A master secret may be reused: this is the "abbreviated handshake" (see section 7.3 of the TLS standard). If a given client and server still remember a master secret from a previous connection, then they may reuse it for other connections, bypassing the asymmetric cryptography step (this results in a faster handshake with much fewer data bytes to be exchanged). A typical SSL client will keep such a master secret in RAM only. On the server side, RAM-based storage is also the most common case, but some servers actually store master secrets in a database: this is done in order to allow several front-ends to be aware of the same values (depending on the used load balancing technology, it may be difficult to ensure that a given client will always talk to the same front-end server, hence the need to share master secrets across front-ends if abbreviated handshakes are to be supported). Since master secrets are quite sensitive data (knowing a "master secret" allows decrypting all traffic which has been encrypted relatively to it), allowing them to be written to some permanent storage device is a matter of delicacy...


If a client accepts to use an alleged but unvalidated server public key, then the client does not really know to whom it is currently talking. Whether the clients accepts to keep on talking or not is up to its internal policy; in the case of Web browsers, it depends on how much the human user is willing to click through warning messages.

SSL supports the notion of doing a new handshake within the context of an existing connection. Though this second handshake gets encrypted with the secret keys negotiated from the first handshake, this is not a really crucial feature: each handshake is supposed to be able to withstand attacks on its own. How much "security" is transported from the first to the second handshake is not clearly defined; some implicit assumptions about it turned out to imply a vulnerability. What must be remembered here is the following:

  • If the client could not validate the server's certificate, a second handshake will not restore security, unless the client successfully validates the certificate sent by the server for the second handshake.

  • Security assumptions about the connection transfer across the second handshake in one direction only: for instance, what the server could ascertain about the client's identity before the second handshake is still valid after the second handshake, but not really the other way round (if the client was authenticated with a certificate of its own during the second handshake, this authentication does not necessarily covers whatever data was sent by the client before the second handshake).

In practice, the use of an extra handshake within the first is there to make a smoother support for client certificates. In SSL, the server may ask the client to also show a certificate (and use the corresponding private key); this is certificate-based client authentication. However, Web browsers tend to act poorly in that case, from a user's point of view. For instance, if the server asks for a client certificate, then a technical and ugly popup may appear on the user's screen, asking him to select a certificate (in the case of old versions of Internet Explorer, the popup might even appear with an empty list). Therefore, Web servers who use certificate-based client authentication wish to do so only when they are reasonably sure that the user indeed owns a certificate and knows what is going on, i.e. not for the top-level page of a Web site, but only from some specific pages.

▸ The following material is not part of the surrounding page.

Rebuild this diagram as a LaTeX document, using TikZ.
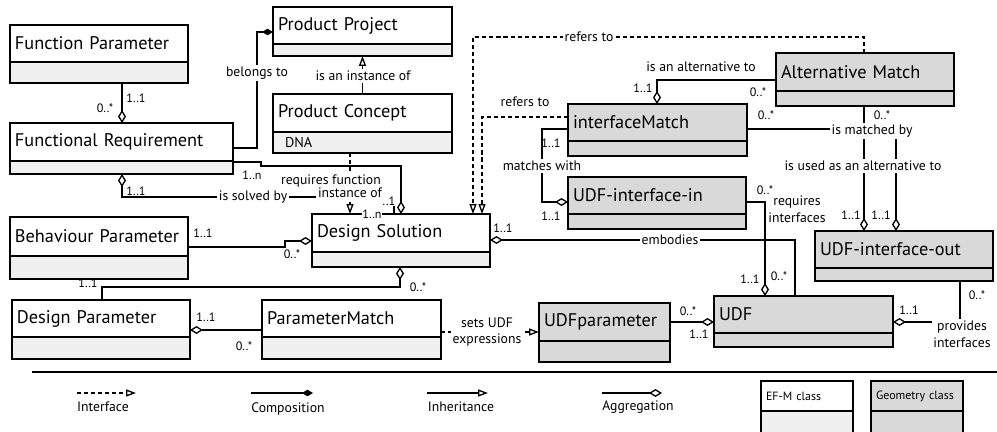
\documentclass[tikz,border=0pt]{standalone}
\usepackage{fontspec}
\setmainfont{PT Sans}
\usetikzlibrary{arrows.meta}
\definecolor{efmgray}{HTML}{F0F0F0}
\definecolor{geogray}{HTML}{D9D9D9}

\tikzset{
  ttl/.style={draw, line width=0.85pt, anchor=north west, outer sep=0pt, inner xsep=0.1cm, inner ysep=0pt, align=left, font=\fontsize{10.4}{12}\selectfont},
  att/.style={ttl, font=\fontsize{8.1}{10}\selectfont},
  agg/.style={-{Diamond[open,length=0.26cm,width=0.16cm]}},
  comp/.style={-{Diamond[length=0.22cm,width=0.13cm]}},
  inh/.style={-{Triangle[open,length=0.2cm,width=0.14cm]}},
  intf/.style={inh, dash pattern=on 2.3pt off 1.7pt},
  lbl/.style={fill=white, inner sep=1pt, align=center, font=\fontsize{7.8}{9.6}\selectfont},
  mult/.style={inner sep=0.5pt, font=\fontsize{6.9}{8}\selectfont},
}

\begin{document}
\begin{tikzpicture}[x=0.02cm, y=-0.02cm, line width=0.75pt]
\useasboundingbox (0,0) rectangle (997,432);
\clip (0,0) rectangle (997,432);

% EF-M classes
\node[ttl, text width=3.36cm, minimum height=0.74cm, fill=white] (fp) at (10,25) {Function Parameter};
\node[att, text width=3.36cm, minimum height=0.42cm, fill=efmgray] (fp-a) at (fp.south west) {};
\node[ttl, text width=4.26cm, minimum height=0.76cm, fill=white] (fr) at (10,123) {Functional Requirement};
\node[att, text width=4.26cm, minimum height=0.26cm, fill=efmgray] (fr-a) at (fr.south west) {};
\node[ttl, text width=3.38cm, minimum height=0.74cm, fill=white] (pp) at (273,7) {Product Project};
\node[att, text width=3.38cm, minimum height=0.24cm, fill=efmgray] (pp-a) at (pp.south west) {};
\node[ttl, text width=3.38cm, minimum height=0.76cm, fill=white] (pc) at (273,94) {Product Concept};
\node[att, text width=3.10cm, inner xsep=0.24cm, minimum height=0.42cm, fill=efmgray] (pc-a) at (pc.south west) {DNA};
\node[ttl, text width=3.36cm, minimum height=0.76cm, fill=white] (ds) at (312,214) {Design Solution};
\node[att, text width=3.36cm, minimum height=0.30cm, fill=efmgray] (ds-a) at (ds.south west) {};
\node[ttl, text width=3.36cm, minimum height=0.78cm, fill=white] (bp) at (10,217) {Behaviour Parameter};
\node[att, text width=3.36cm, minimum height=0.46cm, fill=efmgray] (bp-a) at (bp.south west) {};
\node[ttl, text width=3.36cm, minimum height=0.74cm, fill=white] (dp) at (12,300) {Design Parameter};
\node[att, text width=3.36cm, minimum height=0.44cm, fill=efmgray] (dp-a) at (dp.south west) {};
\node[ttl, text width=3.38cm, minimum height=0.74cm, fill=white] (pm) at (262,300) {ParameterMatch};
\node[att, text width=3.38cm, minimum height=0.44cm, fill=efmgray] (pm-a) at (pm.south west) {};

% Geometry classes
\node[ttl, text width=3.38cm, minimum height=0.74cm, fill=geogray] (im) at (568,104) {interfaceMatch};
\node[att, text width=3.38cm, minimum height=0.30cm, fill=geogray] (im-a) at (im.south west) {};
\node[ttl, text width=3.36cm, minimum height=0.74cm, fill=geogray] (uin) at (568,177) {UDF-interface-in};
\node[att, text width=3.36cm, minimum height=0.30cm, fill=geogray] (uin-a) at (uin.south west) {};
\node[ttl, text width=3.36cm, minimum height=0.76cm, fill=geogray] (am) at (776,53) {Alternative Match};
\node[att, text width=3.36cm, minimum height=0.30cm, fill=geogray] (am-a) at (am.south west) {};
\node[ttl, text width=3.36cm, minimum height=0.74cm, fill=geogray] (uout) at (815,231) {UDF-interface-out};
\node[att, text width=3.36cm, minimum height=0.26cm, fill=geogray] (uout-a) at (uout.south west) {};
\node[ttl, text width=2.42cm, minimum height=0.76cm, fill=geogray] (udfp) at (539,303) {UDFparameter};
\node[att, text width=2.42cm, minimum height=0.42cm, fill=geogray] (udfp-a) at (udfp.south west) {};
\node[ttl, text width=3.38cm, minimum height=0.74cm, fill=geogray] (udf) at (714,296) {UDF};
\node[att, text width=3.38cm, minimum height=0.28cm, fill=geogray] (udf-a) at (udf.south west) {};

% Connectors
\draw[agg] (fp-a.south -| 122,0) -- (fr.north -| 122,0);
\draw[comp] (fr.east |- 0,148) -| (257,32) -- (pp.west |- 0,32);
\draw[inh] (pc.north) -- (pp-a.south);
\draw[agg] (fr-a.east |- 0,162) -- (261,162) -- (261,166) -| (ds.north -| 401,0);
\draw[intf] (pc-a.south -| 350,0) -- (ds.north -| 350,0);
\draw[agg] (ds.north -| 394,0) |- (122,197) -- (fr-a.south -| 122,0);
\draw[agg] (bp.east |- 0,247) -- (285,247) |- (ds.west |- 0,241);
\draw[agg] (dp.north -| 102,0) |- (400,287) -- (ds-a.south -| 400,0);
\draw[agg] (pm.west |- 0,330) -- (dp.east |- 0,330);
\draw[intf] (pm.east |- 0,332) -- (udfp.west |- 0,332);
\draw[agg] (udfp.east |- 0,322) -- (udf.west |- 0,322);
\draw[agg] (udf.north -| 795,0) |- (ds.east |- 0,240);
\draw[agg] (uin.east |- 0,202) -| (udf.north -| 765,0);
\draw[agg] (im.west |- 0,129) -- (542,129) |- (uin.west |- 0,202);
\draw[agg] (am.west |- 0,80) -| (im.north -| 657,0);
\draw[agg] (im.east |- 0,129) -| (uout.north -| 896,0);
\draw[agg] (am-a.south -| 864,0) -- (uout.north -| 864,0);
\draw[intf] (am.north -| 864,0) |- (473,37) -- (ds.north -| 473,0);
\draw[intf] (im.west |- 0,117) -| (ds.north -| 482,0);
\draw[agg] (uout-a.south -| 960,0) |- (udf.east |- 0,322);

% Connector labels
\node[lbl] (l-belongs) at (257,73) {belongs to};
\node[lbl] (l-inst) at (363,76) {is an instance of};
\node[lbl] (l-reqf) at (331,181) {requires function};
\node[lbl] (l-instof) at (350,193) {instance of};
\node[lbl] (l-solved) at (253,197) {is solved by};
\node[lbl] (l-sets) at (487,332) {sets UDF\\expressions};
\node[lbl] (l-emb) at (670,240) {embodies};
\node[lbl] (l-reqi) at (797,209) {requires\\interfaces};
\node[lbl] (l-match) at (542,166) {matches with};
\node[lbl] (l-alt) at (701,67) {is an alternative to};
\node[lbl] (l-matched) at (872,131) {is matched by};
\node[lbl] (l-used) at (863,166) {is used as an alternative to};
\node[lbl] (l-ref1) at (589,37) {refers to};
\node[lbl] (l-ref2) at (525,102) {refers to};
\node[lbl] (l-prov) at (962,334) {provides\\interfaces};

% Multiplicities
\node[mult] (m1) at (136,98) {1..1};
\node[mult] (m2) at (105,108) {0..*};
\node[mult] (m3) at (252,175) {1..n};
\node[mult, fill=white] (m4) at (389,201) {..1};
\node[mult, fill=white] (m5) at (372,214) {1..n};
\node[mult] (m6) at (136,191) {1..1};
\node[mult] (m7) at (203,233) {1..1};
\node[mult] (m8) at (292,254) {0..*};
\node[mult] (m9) at (418,287) {0..*};
\node[mult] (m10) at (88,283) {1..1};
\node[mult] (m11) at (206,317) {1..1};
\node[mult] (m12) at (244,346) {0..*};
\node[mult] (m13) at (688,311) {0..*};
\node[mult] (m14) at (699,334) {1..1};
\node[mult] (m15) at (503,228) {1..1};
\node[mult] (m16) at (765,190) {0..*};
\node[mult] (m17) at (750,279) {1..1};
\node[mult] (m18) at (779,276) {0..*};
\node[mult] (m19) at (551,143) {1..1};
\node[mult] (m20) at (551,216) {1..1};
\node[mult] (m21) at (643,88) {1..1};
\node[mult] (m22) at (758,92) {0..*};
\node[mult] (m23) at (766,115) {0..*};
\node[mult] (m24) at (882,115) {0..*};
\node[mult] (m25) at (881,215) {1..1};
\node[mult] (m26) at (851,215) {1..1};
\node[mult] (m27) at (909,310) {1..1};
\node[mult] (m28) at (977,295) {0..*};

% Legend
\draw (32,372) -- (997,372);
\coordinate (lg-i1) at (77,393);   \coordinate (lg-i2) at (136,393);
\coordinate (lg-c1) at (251,393);  \coordinate (lg-c2) at (313,393);
\coordinate (lg-h1) at (427,393);  \coordinate (lg-h2) at (488,393);
\coordinate (lg-a1) at (602,393);  \coordinate (lg-a2) at (662,393);
\draw[intf] (lg-i1) -- (lg-i2);
\draw[comp] (lg-c1) -- (lg-c2);
\draw[inh] (lg-h1) -- (lg-h2);
\draw[agg] (lg-a1) -- (lg-a2);
\node[lbl] (lg-intf) at (103,407) {Interface};
\node[lbl] (lg-comp) at (288,409) {Composition};
\node[lbl] (lg-inh) at (461,407) {Inheritance};
\node[lbl] (lg-agg) at (638,407) {Aggregation};
\node[ttl, text width=1.64cm, minimum height=0.6cm, fill=white, font=\fontsize{6.8}{8}\selectfont] (lg-efm) at (761,381) {EF-M class};
\node[att, text width=1.64cm, minimum height=0.6cm, fill=efmgray] (lg-efm-a) at (lg-efm.south west) {};
\node[ttl, text width=1.64cm, minimum height=0.6cm, fill=geogray, font=\fontsize{6.8}{8}\selectfont] (lg-geo) at (871,381) {Geometry class};
\node[att, text width=1.64cm, minimum height=0.6cm, fill=geogray] (lg-geo-a) at (lg-geo.south west) {};
\end{tikzpicture}
\end{document}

However, a Web server learns the target page (as part of the HTTP request) only after the handshake has completed. During the handshake, the server just knows that it is invoked, but knows no detail about the HTTP request yet; it has not seen the URL yet. So Web servers do not ask for a client's certificate during the first handshake. When they "see" the request, and only then, may they realize that the request is for one of the pages which require client authentication, and in that case trigger a second handshake within the connection.